İddianamede, şu ifadeler kullanıldı:
“Somut olayımızda Jacob Ortell Kingston öncülüğünde Kingston ailesi ve Levon Termendzhyan’ın kurdukları veya ortak oldukları şirketler aracılığıyla sahte belgeler düzenleyerek aldıkları vergi iadeleri nedeniyle ABD hazinesini zarara uğrattıklarından bahisle haklarında ABD’de dava açıldığı tespit edilmiştir. ABD’de işlenen öncül suçun hukuk sistemimizdeki karşılığının, Vergi Usul Kanunun 359/b. maddesinde düzenlenen ‘sahte belge düzenleme’ suçu ile TCK’nin 158. maddesinde düzenlenen ‘nitelikli dolandırıcılık’ suçu olduğu, şüphelilerin ABD devleti nezdinde temin ettikleri haksız kazançları, ABD nezdinde, ‘dolandırıcılık’ ve ‘sahte belge düzenleme’ suçlarını işleyerek iktisap ettikleri ve bu paraları aralarında kurdukları organizasyon çerçevesinde aklamaya tabi tuttukları, şüphelilerin bu işlemleri sebebiyle ABD makamları nezdinde de yargılama faaliyetinin başlamış olduğu da dikkate alındığında, somut olayımız açısından ‘öncül suç’un oluştuğu tespit edilmiştir.

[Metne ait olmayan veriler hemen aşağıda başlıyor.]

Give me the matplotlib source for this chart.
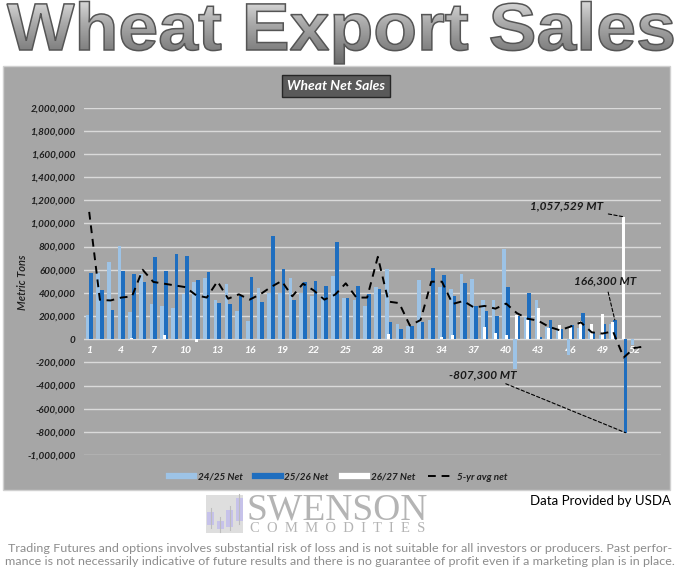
import numpy as np
import matplotlib
matplotlib.use('Agg')
import matplotlib.pyplot as plt
from matplotlib.patches import Rectangle, PathPatch
from matplotlib.textpath import TextPath
from matplotlib.font_manager import FontProperties
from matplotlib.lines import Line2D
from matplotlib.colors import LinearSegmentedColormap
from matplotlib.transforms import Affine2D
from matplotlib.ticker import FuncFormatter, MultipleLocator

# weekly net sales, metric tons
weeks = np.arange(1, 53)
net_2425 = [213e3, 575e3, 667e3, 802e3, 236e3, 566e3, 302e3, 285e3, 270e3, 388e3,
            491e3, 532e3, 336e3, 474e3, 244e3, 158e3, 440e3, 400e3, 400e3, 525e3,
            400e3, 372e3, 375e3, 542e3, 359e3, 342e3, 285e3, 451e3, 606e3, 135e3,
            115e3, 509e3, 164e3, 451e3, 434e3, 566e3, 523e3, 336e3, 336e3, 782e3,
            -258e3, 193e3, 336e3, 106e3, 83e3, -140e3, 100e3, 78e3, 40e3, 129e3,
            0, -50e3]
net_2526 = [572e3, 428e3, 256e3, 586e3, 566e3, 491e3, 707e3, 589e3, 736e3, 721e3,
            514e3, 578e3, 313e3, 302e3, 371e3, 537e3, 319e3, 888e3, 609e3, 336e3,
            494e3, 503e3, 463e3, 842e3, 353e3, 457e3, 388e3, 431e3, 147e3, 92e3,
            112e3, 150e3, 612e3, 558e3, 371e3, 486e3, 285e3, 244e3, 198e3, 451e3,
            198e3, 397e3, 20e3, 164e3, 92e3, 120e3, 225e3, 60e3, 129e3, 166300,
            -807300, 0]
net_2627 = [0, 0, 0, 0, 10e3, 0, 0, 35e3, 0, 0,
            -25e3, 0, 0, 0, 0, 0, 0, 0, 0, 0,
            0, 0, 0, 0, 0, 0, 0, 0, 43e3, 0,
            0, 0, 0, 20e3, 35e3, 0, 0, 106e3, 55e3, 35e3,
            207e3, 170e3, 268e3, 95e3, 126e3, 104e3, 156e3, 128e3, 214e3, 145e3,
            1057529, 0]
avg_weeks = np.arange(1, 54)
avg_5yr = [1100e3, 340e3, 335e3, 360e3, 370e3, 600e3, 495e3, 480e3, 465e3, 450e3,
           380e3, 360e3, 500e3, 350e3, 388e3, 342e3, 388e3, 451e3, 503e3, 371e3,
           480e3, 422e3, 342e3, 385e3, 483e3, 360e3, 360e3, 712e3, 325e3, 312e3,
           118e3, 166e3, 497e3, 497e3, 305e3, 330e3, 274e3, 288e3, 264e3, 308e3,
           226e3, 178e3, 160e3, 108e3, 78e3, 108e3, 146e3, 60e3, 49e3, 68e3,
           -158e3, -75e3, -62e3]

series_names = ['24/25 Net', '25/26 Net', '26/27 Net', '5-yr avg net']
light_blue = '#9dc3e6'
dark_blue = '#1f6ebf'
panel_grey = '#a6a6a6'

W, H = 680, 585
fig = plt.figure(figsize=(W / 100, H / 100), dpi=100)
fig.patch.set_facecolor('white')

# background layer in pixel coordinates (y up)
bg = fig.add_axes([0, 0, 1, 1], zorder=0)
bg.axis('off')


def py(y):
    return H - y


bg.add_patch(Rectangle((3, py(490)), 667, 490 - 66, facecolor=panel_grey,
                       edgecolor='#d0d0d0', lw=1))

# big metallic title
fp = FontProperties(family='Liberation Sans', weight='bold')
tp = TextPath((0, 0), 'Wheat Export Sales', size=67, prop=fp)
ext = tp.get_extents()
sx = 666 / ext.width
tp = Affine2D().translate(-ext.x0, 0).scale(sx, 1).translate(7, py(50)).transform_path(tp)
title_patch = PathPatch(tp, facecolor='none', edgecolor='#555555', lw=1.1, zorder=3)
bg.add_patch(title_patch)
grad = np.linspace(0, 1, 200).reshape(-1, 1)
cmap = LinearSegmentedColormap.from_list('metal', ['#6c6c6c', '#8a8a8a', '#ababab', '#d6d6d6'])
im = bg.imshow(grad, cmap=cmap, origin='lower', aspect='auto',
               extent=(0, W, py(64), py(2)), zorder=2)
im.set_clip_path(title_patch)

# logo
bg.add_patch(Rectangle((206, py(533)), 37, 38, facecolor='#dedede', edgecolor='none'))
for x0, y0, y1 in [(207, 512, 525), (216.5, 521, 529), (226, 510, 527), (235.5, 498, 521)]:
    bg.plot([x0 + 3.5, x0 + 3.5], [py(y0 - 4), py(y1 + 3)], color='#bdbdbd', lw=0.8)
    bg.add_patch(Rectangle((x0, py(y1)), 7, y1 - y0, facecolor='#c6c2ea', edgecolor='none'))
bg.text(337, py(520), 'SWENSON', ha='center', va='baseline', fontsize=27,
        family='Liberation Serif', color='#b4b4b4')
bg.text(338, py(531.5), '  '.join('COMMODITIES'), ha='center', va='baseline', fontsize=10.5,
        family='Liberation Serif', color='#b4b4b4')

bg.set_xlim(0, W)
bg.set_ylim(0, H)

bi = dict(family='Lato', weight='bold', style='italic')

# chart
ax = fig.add_axes([83.85 / W, 1 - 455 / H, (661.1 - 83.85) / W, (455 - 107.7) / H], zorder=1)
ax.set_facecolor('none')
ax.bar(weeks - 0.17, net_2425, width=0.34, color=light_blue, zorder=2)
ax.bar(weeks + 0.17, net_2526, width=0.34, color=dark_blue, zorder=2)
ax.bar(weeks, net_2627, width=0.28, color='white', zorder=3)
ax.plot(avg_weeks, avg_5yr, color='black', lw=1.4, ls=(0, (4, 3)), zorder=4)

ax.set_xlim(0.5, 54.5)
ax.set_ylim(-1e6, 2e6)
ax.yaxis.set_major_locator(MultipleLocator(200000))
ax.yaxis.set_major_formatter(FuncFormatter(lambda v, p: f'{v:,.0f}'))
ax.yaxis.grid(True, color='#dadada', lw=1)
ax.set_axisbelow(True)
for s in ax.spines.values():
    s.set_visible(False)
ax.spines['bottom'].set_position(('data', 0))
ax.set_xticks(np.arange(1, 53, 3))
ax.tick_params(axis='x', length=0, pad=5, labelcolor='white', labelsize=7.5)
ax.tick_params(axis='y', length=0, pad=6, labelcolor='#1e1e1e', labelsize=7.1)
for lab in ax.get_xticklabels() + ax.get_yticklabels():
    lab.set_fontfamily('Lato')
    lab.set_fontweight('bold')
    lab.set_fontstyle('italic')

fig.text(22 / W, 1 - 282 / H, 'Metric Tons', rotation=90, ha='center', va='center',
         fontsize=8, color='#1e1e1e', family='Lato', style='italic', weight='semibold')

fig.text(336 / W, 1 - 86 / H, 'Wheat Net Sales', ha='center', va='center', fontsize=10,
         color='white', bbox=dict(facecolor='#595959', edgecolor='#262626', lw=1,
                                  boxstyle='square,pad=0.35'), **bi)

leader = dict(arrowstyle='-', ls=(0, (3, 2)), lw=0.8, color='black', shrinkA=2, shrinkB=0)
ax.annotate('1,057,529 MT', xy=(51, 1057529), xytext=(49.05, 1149e3), ha='right',
            va='center', fontsize=8.5, color='#1a1a1a', arrowprops=leader, **bi)
ax.annotate('166,300 MT', xy=(50.17, 166300), xytext=(49.3, 502e3), ha='center',
            va='center', fontsize=8.5, color='#1a1a1a', arrowprops=leader, **bi)
ax.annotate('-807,300 MT', xy=(51.17, -807300), xytext=(41.0, -304e3), ha='right',
            va='center', fontsize=8.5, color='#1a1a1a', arrowprops=leader, **bi)

handles = [Line2D([], [], color=light_blue, lw=4.5),
           Line2D([], [], color=dark_blue, lw=4.5),
           Line2D([], [], color='white', lw=4.5),
           Line2D([], [], color='black', lw=1.4, ls=(0, (4, 3)))]
leg = fig.legend(handles, series_names, loc='center', bbox_to_anchor=(338 / W, 1 - 477 / H),
                 ncol=4, frameon=False, handlelength=2.6, columnspacing=1.3,
                 handletextpad=0.35, prop=FontProperties(family='Lato', weight='bold',
                                                         style='italic', size=7.1))
for t in leg.get_texts():
    t.set_color('#1e1e1e')

usda = fig.text(671 / W, 1 - 501 / H, 'Data Provided by USDA', ha='right', va='center',
                fontsize=10, color='black', family='Lato')

disclaimer = ('Trading Futures and options involves substantial risk of loss and is not suitable '
              'for all investors or producers. Past perfor-\n'
              'mance is not necessarily indicative of future results and there is no guarantee '
              'of profit even if a marketing plan is in place.')
disc = fig.text(340 / W, 1 - 555 / H, disclaimer, ha='center', va='center', fontsize=9,
                color='#8c8c8c', family='Lato', linespacing=1.25)

# fit the footer texts to the widths they take in the reference
fig.canvas.draw()
r = fig.canvas.get_renderer()
usda.set_fontsize(usda.get_fontsize() * 141 / usda.get_window_extent(r).width)
disc.set_fontsize(disc.get_fontsize() * 668 / disc.get_window_extent(r).width)

fig.savefig('out.png', dpi=100)
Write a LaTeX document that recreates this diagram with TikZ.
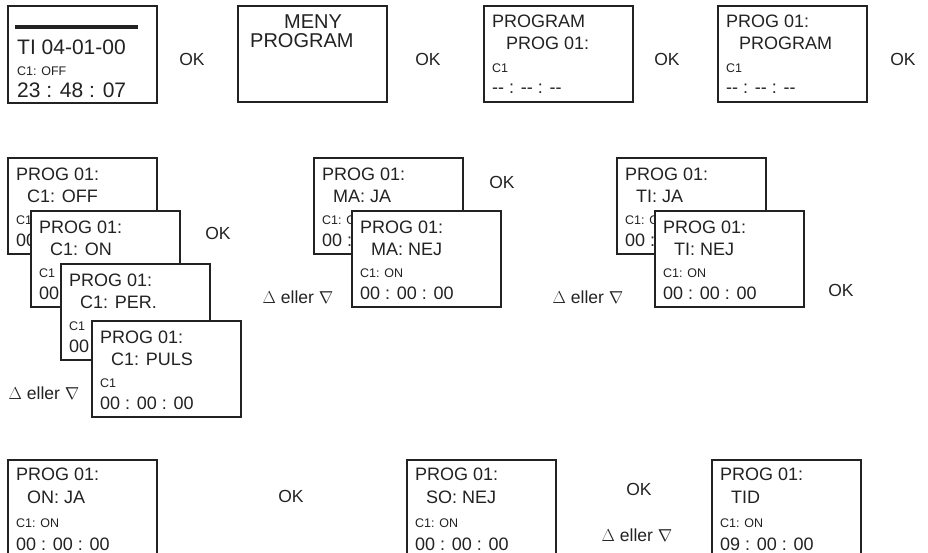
\documentclass[tikz,border=0pt]{standalone}
\usepackage{fontspec}
\setmainfont{Liberation Sans}
\usetikzlibrary{calc}
\definecolor{ink}{HTML}{222222}
\tikzset{
  lcd/.style={draw=ink, line width=2pt, fill=white, rectangle, minimum width=149pt,
    minimum height=96pt, inner sep=0pt, outer sep=0pt, anchor=north west},
  bigtxt/.style={font=\fontsize{18}{18}\selectfont, text=ink, inner sep=0pt, anchor=base west},
  hugetxt/.style={font=\fontsize{21}{21}\selectfont, text=ink, inner sep=0pt, anchor=base west},
  smalltxt/.style={font=\fontsize{12.5}{12.5}\selectfont, text=ink, inner sep=0pt, anchor=base west},
  lbl/.style={font=\fontsize{17.5}{17.5}\selectfont, text=ink, inner sep=0pt, anchor=center},
}
% box with four lines (middle-row offsets)
\newcommand{\lcdbox}[7]{%
  \node[lcd] (#1) at (#2,#3) {};
  \node[bigtxt] (#1-a) at ($(#1.north west)+(8,22)$) {#4};
  \node[bigtxt] (#1-b) at ($(#1.north west)+(19,44)$) {#5};
  \node[smalltxt] (#1-c) at ($(#1.north west)+(8,66)$) {#6};
  \node[bigtxt] (#1-d) at ($(#1.north west)+(8,88)$) {#7};
}
% box with four lines (bottom-row offsets)
\newcommand{\lcdboxlow}[7]{%
  \node[lcd] (#1) at (#2,#3) {};
  \node[bigtxt] (#1-a) at ($(#1.north west)+(8,20)$) {#4};
  \node[bigtxt] (#1-b) at ($(#1.north west)+(19,43)$) {#5};
  \node[smalltxt] (#1-c) at ($(#1.north west)+(8,67)$) {#6};
  \node[bigtxt] (#1-d) at ($(#1.north west)+(8,90)$) {#7};
}
\newcommand{\dashtime}{-{}- : -{}- : -{}-}
\newcommand{\eller}{$\Delta$ eller $\nabla$}
\begin{document}
\begin{tikzpicture}[x=1pt, y=-1pt]
\useasboundingbox (0,0) rectangle (928,552);
\clip (0,0) rectangle (928,552);
% ---------- top row ----------
\node[lcd, minimum height=97pt] (t1) at (8,6) {};
\fill[ink] (15,25) rectangle (138,29);
\node[hugetxt] (t1-a) at (17,54) {TI 04-01-00};
\node[smalltxt] (t1-b) at (17,75) {C1: OFF};
\node[hugetxt] (t1-c) at (17,97) {23 : 48 : 07};

\node[lcd] (t2) at (238,6) {};
\node[font=\fontsize{20}{20}\selectfont, text=ink, inner sep=0pt, anchor=base] (t2-a) at (313,28) {MENY};
\node[font=\fontsize{20}{20}\selectfont, text=ink, inner sep=0pt, anchor=base west] (t2-b) at (250,47) {PROGRAM};

\node[lcd] (t3) at (484,6) {};
\node[bigtxt] (t3-a) at (492,27) {PROGRAM};
\node[bigtxt] (t3-b) at (506,49) {PROG 01:};
\node[smalltxt] (t3-c) at (492,72) {C1};
\node[bigtxt] (t3-d) at (492,93) {\dashtime};

\node[lcd] (t4) at (718,6) {};
\node[bigtxt] (t4-a) at (726,27) {PROG 01:};
\node[bigtxt] (t4-b) at (739,49) {PROGRAM};
\node[smalltxt] (t4-c) at (726,72) {C1};
\node[bigtxt] (t4-d) at (726,93) {\dashtime};

\node[lbl] (ok1) at (192,59) {OK};
\node[lbl] (ok2) at (428,59) {OK};
\node[lbl] (ok3) at (667,59) {OK};
\node[lbl] (ok4) at (903,59) {OK};

% ---------- middle row ----------
% (text of a box that a later box hides is given only as far as it shows)
\lcdbox{a}{8}{158}{PROG 01:}{C1: OFF}{C1}{00}
\lcdbox{b}{31}{211}{PROG 01:}{C1: ON}{C1}{00}
\lcdbox{c}{61}{264}{PROG 01:}{C1: PER.}{C1}{00}
\lcdbox{d}{92}{321}{PROG 01:}{C1: PULS}{C1}{00 : 00 : 00}
\node[lbl] (ok5) at (218,233) {OK};
\node[lbl] (el1) at (44,393) {\eller};

\lcdbox{e}{314}{158}{PROG 01:}{MA: JA}{C1: O}{00 :}
\lcdbox{f}{352}{211}{PROG 01:}{MA: NEJ}{C1: ON}{00 : 00 : 00}
\node[lbl] (ok6) at (502,182) {OK};
\node[lbl] (el2) at (298,297) {\eller};

\lcdbox{g}{617}{158}{PROG 01:}{TI: JA}{C1: O}{00 :}
\lcdbox{h}{655}{211}{PROG 01:}{TI: NEJ}{C1: ON}{00 : 00 : 00}
\node[lbl] (ok7) at (841,290) {OK};
\node[lbl] (el3) at (588,297) {\eller};

% ---------- bottom row ----------
\lcdboxlow{i}{8}{460}{PROG 01:}{ON: JA}{C1: ON}{00 : 00 : 00}
\node[lbl] (ok8) at (291,496) {OK};
\lcdboxlow{j}{407}{460}{PROG 01:}{SO: NEJ}{C1: ON}{00 : 00 : 00}
\node[lbl] (ok9) at (639,489) {OK};
\node[lbl] (el4) at (637,535) {\eller};
\lcdboxlow{k}{712}{460}{PROG 01:}{TID}{C1: ON}{09 : 00 : 00}
\end{tikzpicture}
\end{document}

MASAK tarafından yapılan incelemede, para transferlerinin ABD’de bulunan Washakie Renewable Energy LLC, Noil Energy Group INC, Speedy Lion Renewable Fuel, SBK Holdings USA INC, United Fuel Supply ve GT Energy LLC şirketlerinden, Türkiye’de bulunan Komak Isı Yalıtım Sistemleri Sanayi ve Ticaret Limited Şirketi, Blane Teknoloji Sistemleri Sanayi ve Ticaret AŞ, SBK Holding AŞ, Isanne S.A.R.L, Biofarma İlaç Sanayi ve Ticaret AŞ, Mega Varlık Yönetim AŞ hesaplarına ve sanıklar Sezgin Baran Korkmaz, Jacob Ortell Kingston, Alptekin Yılmaz, Olessia Zoubkova, Ayşe Nil Yılmaz, Kamil Feridun Özkaraman, Levon Termendzhyan ve Doğa Doğan’ın hesaplarına aktarıldığı tespit edilmiş olmakla, özelikle ABD’den temin edilen bilgi ve belgeler doğrultusunda ABD menşeli Washakie şirketinin diğer yöneticileri olan sanıklar Rachel Ann Kingston, Sally Louise Kingston, İsaiah Elden Kingston’un da atılı suçu işlediklerinin tespit edildiği, aynı zamanda sanıklardan Doğa Doğan’ın beyanı doğrultusunda sanık Bereket Öner’in atılı suçu işlediği tespit edilmiş ve arama kararı esnasında, şirket içinde bekçilik görevi ifa eden Ziyaattin Bartik’in geliri ile tamamen orantısız şekilde finansal işlemler gerçekleştirdiğinin ve verdiği ifadesi doğrultusunda Sezgin Baran Korkmaz ile birlikte hareket ederek atılı suçu işlediği anlaşılmıştır.”
– Dava İstanbul 10. Asliye Ceza Mahkemesinde görülecek
Sanıklar ve şüpheli şirketler yönünden eylemlerin anlatıldığı iddianame, gönderildiği İstanbul 10. Asliye Ceza Mahkemesi tarafından kabul edildi.
Açılan dava kapsamında “sanık” konumuna gelen 10 kişinin, ilerleyen günlerde bu mahkemede hakim karşısına çıkması bekleniyor.